I think you need to have a bit more faith in the spirit of Agatha Christie, and remember that while experienced readers/viewers may have an inkling, I can assure you those in the dark will be hazarding any number of guesses. Normally when first watching (or reading) a whodunnit, the audience will legitimately suspect everyone... even the killer rightly so once or twice, but through the course of the bulk of the story will be led astray by the red herrings and sleight of hand.
The first and biggest trick being played on us is the title (well, the "doggerel"): half the audience may believe that this is a special murder mystery where everyone dies (or in equal measure the last person surviving is the killer) and an outsider -- perhaps a key person from one of the flashbacks -- is responsible.
As for Justice Wargrave, don't forget that upon arrival he was the very first person to remark that something was amiss ("She's not even here... it's very strange... very strange, indeed..."), and later after dinner he is the first to suggest a plan to leave the island ("... then we confront them!") which lends credence both to the notion of his innocence in the scenario, and to his calm, mature demeanour.

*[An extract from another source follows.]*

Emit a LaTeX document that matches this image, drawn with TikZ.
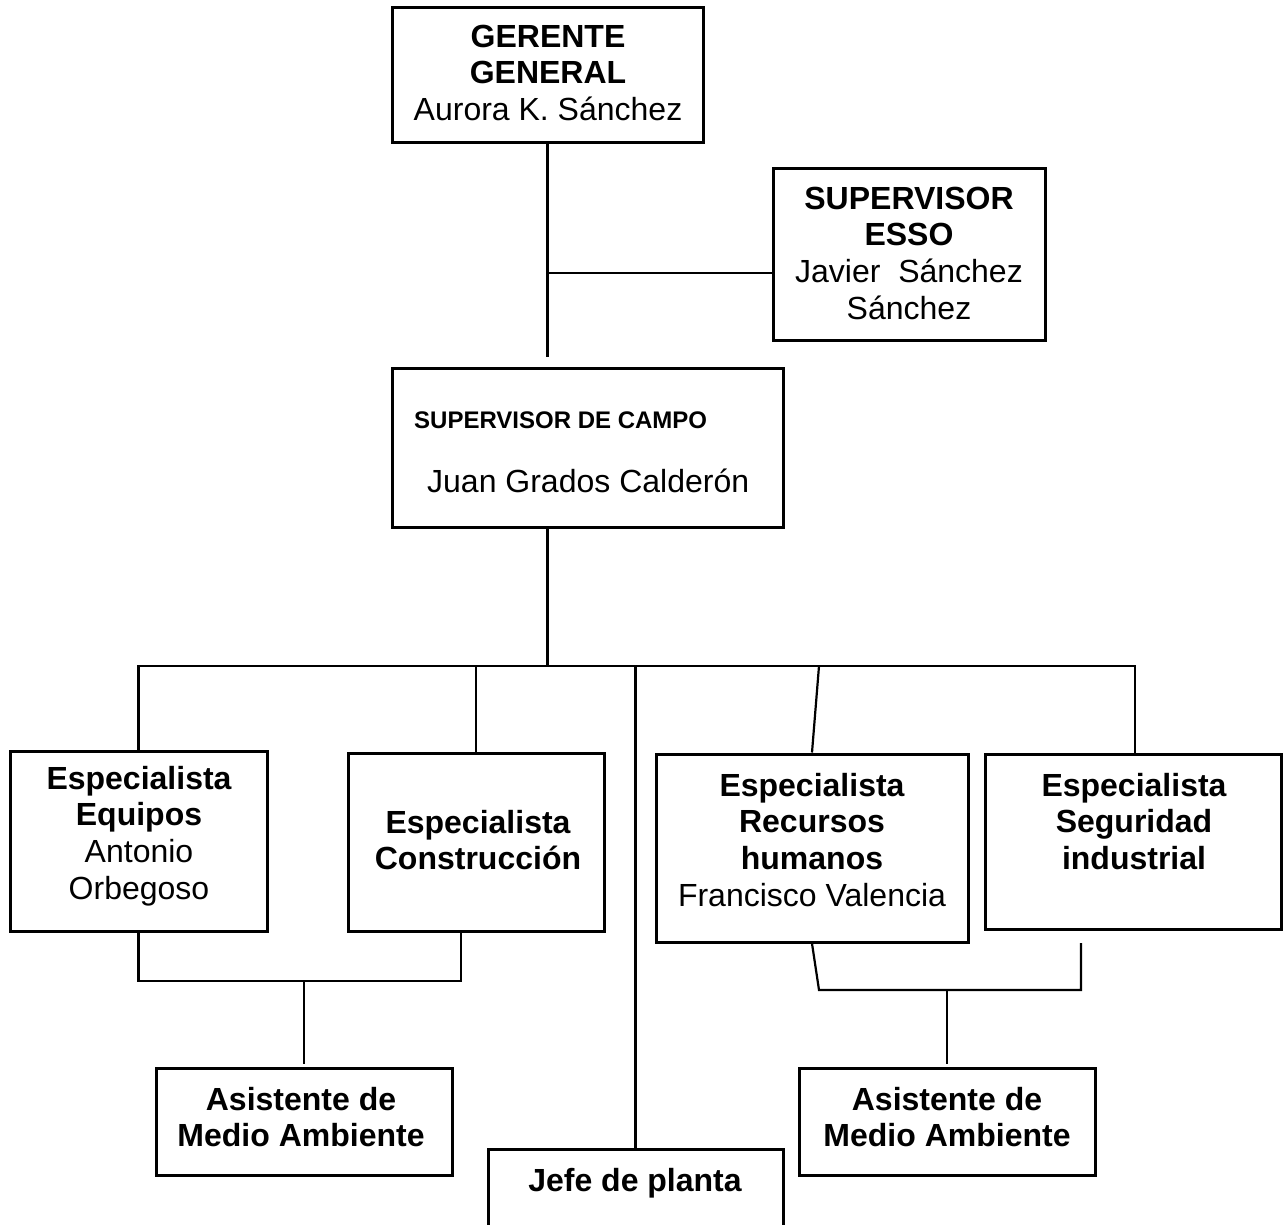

Meanwhile, the audience has been carefully conditioned to suspect Vera Claythorne from the start, who on the surface would appear the mark of irreproachable politeness and naivety, but due to the protagonist-like focus given her (she was the first person we saw, the first person to travel to the island, and hers was the first backstory of which we knew and the act of murder last to be properly explained), I guarantee the audience has her as their prime candidate due to the nature of the genre, where the audience thinks they are outsmarting the writer, but the writer is actually outsmarting them.
Just think back to when you first read the novel. When you think about it, the Judge is the obvious candidate for someone to have arranged a live trial and sentencing of 10 guests, hidden in quite plain sight, but you fairly were misled when you didn't know what to look out for like you do now knowing the solution.